*Task objective*.
Copy out all lines that hold "draw".

*Given material*.
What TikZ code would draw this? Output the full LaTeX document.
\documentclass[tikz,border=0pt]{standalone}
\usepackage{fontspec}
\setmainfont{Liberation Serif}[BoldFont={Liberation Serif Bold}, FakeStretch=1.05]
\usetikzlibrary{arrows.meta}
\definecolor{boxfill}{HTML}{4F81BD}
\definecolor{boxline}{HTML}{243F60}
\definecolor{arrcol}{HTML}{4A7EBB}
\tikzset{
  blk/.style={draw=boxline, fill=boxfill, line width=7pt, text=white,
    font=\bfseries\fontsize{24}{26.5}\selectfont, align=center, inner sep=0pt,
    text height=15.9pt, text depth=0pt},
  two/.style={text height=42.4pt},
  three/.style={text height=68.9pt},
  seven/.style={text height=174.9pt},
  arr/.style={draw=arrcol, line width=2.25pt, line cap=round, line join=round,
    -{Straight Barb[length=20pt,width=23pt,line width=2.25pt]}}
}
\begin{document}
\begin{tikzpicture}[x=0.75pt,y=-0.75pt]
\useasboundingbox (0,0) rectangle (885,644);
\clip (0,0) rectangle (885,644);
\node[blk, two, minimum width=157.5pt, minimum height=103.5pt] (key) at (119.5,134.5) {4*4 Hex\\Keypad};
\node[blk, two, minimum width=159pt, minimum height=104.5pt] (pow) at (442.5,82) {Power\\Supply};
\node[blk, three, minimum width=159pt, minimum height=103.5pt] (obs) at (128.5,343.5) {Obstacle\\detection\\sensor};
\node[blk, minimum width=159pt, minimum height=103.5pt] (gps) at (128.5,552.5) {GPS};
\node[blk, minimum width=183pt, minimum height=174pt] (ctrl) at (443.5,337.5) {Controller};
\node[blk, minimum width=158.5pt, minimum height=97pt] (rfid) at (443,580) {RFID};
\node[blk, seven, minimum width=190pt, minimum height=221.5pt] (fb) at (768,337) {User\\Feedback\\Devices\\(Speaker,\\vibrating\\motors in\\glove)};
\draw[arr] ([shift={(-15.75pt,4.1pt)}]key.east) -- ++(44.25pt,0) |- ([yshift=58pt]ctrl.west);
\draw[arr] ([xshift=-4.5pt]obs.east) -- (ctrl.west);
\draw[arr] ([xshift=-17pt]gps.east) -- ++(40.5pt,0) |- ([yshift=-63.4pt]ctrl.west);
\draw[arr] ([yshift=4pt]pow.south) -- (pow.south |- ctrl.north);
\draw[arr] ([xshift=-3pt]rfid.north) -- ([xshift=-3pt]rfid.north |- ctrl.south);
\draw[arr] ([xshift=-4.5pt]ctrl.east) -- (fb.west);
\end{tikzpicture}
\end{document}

*Written solution*.
What TikZ code would draw this? Output the full LaTeX document.
  blk/.style={draw=boxline, fill=boxfill, line width=7pt, text=white,
  arr/.style={draw=arrcol, line width=2.25pt, line cap=round, line join=round,
\draw[arr] ([shift={(-15.75pt,4.1pt)}]key.east) -- ++(44.25pt,0) |- ([yshift=58pt]ctrl.west);
\draw[arr] ([xshift=-4.5pt]obs.east) -- (ctrl.west);
\draw[arr] ([xshift=-17pt]gps.east) -- ++(40.5pt,0) |- ([yshift=-63.4pt]ctrl.west);
\draw[arr] ([yshift=4pt]pow.south) -- (pow.south |- ctrl.north);
\draw[arr] ([xshift=-3pt]rfid.north) -- ([xshift=-3pt]rfid.north |- ctrl.south);
\draw[arr] ([xshift=-4.5pt]ctrl.east) -- (fb.west);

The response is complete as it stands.